#### Instructions to follow
Restate, word for word, every line of the data.

#### Collected material
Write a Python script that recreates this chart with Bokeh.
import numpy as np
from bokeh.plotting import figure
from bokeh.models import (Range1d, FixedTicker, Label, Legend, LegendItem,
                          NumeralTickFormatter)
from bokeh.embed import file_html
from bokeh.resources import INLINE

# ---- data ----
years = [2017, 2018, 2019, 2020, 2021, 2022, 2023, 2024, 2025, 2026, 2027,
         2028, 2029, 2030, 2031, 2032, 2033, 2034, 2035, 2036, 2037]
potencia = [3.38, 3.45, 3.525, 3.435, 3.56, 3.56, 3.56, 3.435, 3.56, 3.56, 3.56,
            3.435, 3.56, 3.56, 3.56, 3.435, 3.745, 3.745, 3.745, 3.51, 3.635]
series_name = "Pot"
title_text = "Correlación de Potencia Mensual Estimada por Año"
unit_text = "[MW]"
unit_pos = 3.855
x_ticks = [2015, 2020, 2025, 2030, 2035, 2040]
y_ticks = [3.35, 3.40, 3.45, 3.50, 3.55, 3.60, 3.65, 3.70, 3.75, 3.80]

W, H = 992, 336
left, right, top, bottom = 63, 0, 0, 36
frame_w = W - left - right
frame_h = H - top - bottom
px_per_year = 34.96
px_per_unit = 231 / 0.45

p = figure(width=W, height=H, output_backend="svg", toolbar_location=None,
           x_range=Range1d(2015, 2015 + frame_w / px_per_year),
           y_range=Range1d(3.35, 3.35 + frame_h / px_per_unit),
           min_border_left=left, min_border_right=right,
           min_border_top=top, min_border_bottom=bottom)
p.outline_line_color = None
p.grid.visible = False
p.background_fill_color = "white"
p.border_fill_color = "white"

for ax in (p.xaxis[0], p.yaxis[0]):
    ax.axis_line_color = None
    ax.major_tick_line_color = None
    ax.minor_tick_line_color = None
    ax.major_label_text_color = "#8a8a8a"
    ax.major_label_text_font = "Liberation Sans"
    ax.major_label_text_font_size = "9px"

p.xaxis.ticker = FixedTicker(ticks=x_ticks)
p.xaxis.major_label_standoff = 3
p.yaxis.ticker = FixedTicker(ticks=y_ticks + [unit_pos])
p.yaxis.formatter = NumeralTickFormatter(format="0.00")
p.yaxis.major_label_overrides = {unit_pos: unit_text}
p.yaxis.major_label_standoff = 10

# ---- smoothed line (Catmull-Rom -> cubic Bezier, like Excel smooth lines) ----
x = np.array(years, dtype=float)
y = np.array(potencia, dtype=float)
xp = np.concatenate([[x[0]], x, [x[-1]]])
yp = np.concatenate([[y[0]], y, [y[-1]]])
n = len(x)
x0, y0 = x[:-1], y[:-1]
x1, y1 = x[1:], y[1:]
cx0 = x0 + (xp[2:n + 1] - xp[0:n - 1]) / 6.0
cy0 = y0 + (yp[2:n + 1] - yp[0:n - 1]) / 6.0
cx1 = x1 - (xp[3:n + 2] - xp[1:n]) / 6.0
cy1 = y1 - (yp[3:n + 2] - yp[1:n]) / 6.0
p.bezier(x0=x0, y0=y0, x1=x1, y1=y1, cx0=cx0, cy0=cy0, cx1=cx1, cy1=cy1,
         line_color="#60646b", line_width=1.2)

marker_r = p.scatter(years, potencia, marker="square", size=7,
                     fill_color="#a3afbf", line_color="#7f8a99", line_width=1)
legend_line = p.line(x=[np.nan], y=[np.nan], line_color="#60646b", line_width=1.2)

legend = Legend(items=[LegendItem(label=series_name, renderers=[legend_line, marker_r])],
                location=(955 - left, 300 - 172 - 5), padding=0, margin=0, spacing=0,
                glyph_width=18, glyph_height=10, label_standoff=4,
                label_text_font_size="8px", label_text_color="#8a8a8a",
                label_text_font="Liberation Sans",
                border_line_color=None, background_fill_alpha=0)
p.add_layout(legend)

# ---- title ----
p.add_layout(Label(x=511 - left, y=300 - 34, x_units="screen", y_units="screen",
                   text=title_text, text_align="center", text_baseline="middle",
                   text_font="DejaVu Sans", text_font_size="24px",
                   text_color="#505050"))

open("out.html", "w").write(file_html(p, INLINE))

#### Exercise response
Write a Python script that recreates this chart with Bokeh.
import numpy as np
from bokeh.plotting import figure
from bokeh.models import (Range1d, FixedTicker, Label, Legend, LegendItem,
                          NumeralTickFormatter)
from bokeh.embed import file_html
from bokeh.resources import INLINE

# ---- data ----
years = [2017, 2018, 2019, 2020, 2021, 2022, 2023, 2024, 2025, 2026, 2027,
         2028, 2029, 2030, 2031, 2032, 2033, 2034, 2035, 2036, 2037]
potencia = [3.38, 3.45, 3.525, 3.435, 3.56, 3.56, 3.56, 3.435, 3.56, 3.56, 3.56,
            3.435, 3.56, 3.56, 3.56, 3.435, 3.745, 3.745, 3.745, 3.51, 3.635]
series_name = "Pot"
title_text = "Correlación de Potencia Mensual Estimada por Año"
unit_text = "[MW]"
unit_pos = 3.855
x_ticks = [2015, 2020, 2025, 2030, 2035, 2040]
y_ticks = [3.35, 3.40, 3.45, 3.50, 3.55, 3.60, 3.65, 3.70, 3.75, 3.80]

W, H = 992, 336
left, right, top, bottom = 63, 0, 0, 36
frame_w = W - left - right
frame_h = H - top - bottom
px_per_year = 34.96
px_per_unit = 231 / 0.45

p = figure(width=W, height=H, output_backend="svg", toolbar_location=None,
           x_range=Range1d(2015, 2015 + frame_w / px_per_year),
           y_range=Range1d(3.35, 3.35 + frame_h / px_per_unit),
           min_border_left=left, min_border_right=right,
           min_border_top=top, min_border_bottom=bottom)
p.outline_line_color = None
p.grid.visible = False
p.background_fill_color = "white"
p.border_fill_color = "white"

for ax in (p.xaxis[0], p.yaxis[0]):
    ax.axis_line_color = None
    ax.major_tick_line_color = None
    ax.minor_tick_line_color = None
    ax.major_label_text_color = "#8a8a8a"
    ax.major_label_text_font = "Liberation Sans"
    ax.major_label_text_font_size = "9px"

p.xaxis.ticker = FixedTicker(ticks=x_ticks)
p.xaxis.major_label_standoff = 3
p.yaxis.ticker = FixedTicker(ticks=y_ticks + [unit_pos])
p.yaxis.formatter = NumeralTickFormatter(format="0.00")
p.yaxis.major_label_overrides = {unit_pos: unit_text}
p.yaxis.major_label_standoff = 10

# ---- smoothed line (Catmull-Rom -> cubic Bezier, like Excel smooth lines) ----
x = np.array(years, dtype=float)
y = np.array(potencia, dtype=float)
xp = np.concatenate([[x[0]], x, [x[-1]]])
yp = np.concatenate([[y[0]], y, [y[-1]]])
n = len(x)
x0, y0 = x[:-1], y[:-1]
x1, y1 = x[1:], y[1:]
cx0 = x0 + (xp[2:n + 1] - xp[0:n - 1]) / 6.0
cy0 = y0 + (yp[2:n + 1] - yp[0:n - 1]) / 6.0
cx1 = x1 - (xp[3:n + 2] - xp[1:n]) / 6.0
cy1 = y1 - (yp[3:n + 2] - yp[1:n]) / 6.0
p.bezier(x0=x0, y0=y0, x1=x1, y1=y1, cx0=cx0, cy0=cy0, cx1=cx1, cy1=cy1,
         line_color="#60646b", line_width=1.2)

marker_r = p.scatter(years, potencia, marker="square", size=7,
                     fill_color="#a3afbf", line_color="#7f8a99", line_width=1)
legend_line = p.line(x=[np.nan], y=[np.nan], line_color="#60646b", line_width=1.2)

legend = Legend(items=[LegendItem(label=series_name, renderers=[legend_line, marker_r])],
                location=(955 - left, 300 - 172 - 5), padding=0, margin=0, spacing=0,
                glyph_width=18, glyph_height=10, label_standoff=4,
                label_text_font_size="8px", label_text_color="#8a8a8a",
                label_text_font="Liberation Sans",
                border_line_color=None, background_fill_alpha=0)
p.add_layout(legend)

# ---- title ----
p.add_layout(Label(x=511 - left, y=300 - 34, x_units="screen", y_units="screen",
                   text=title_text, text_align="center", text_baseline="middle",
                   text_font="DejaVu Sans", text_font_size="24px",
                   text_color="#505050"))

open("out.html", "w").write(file_html(p, INLINE))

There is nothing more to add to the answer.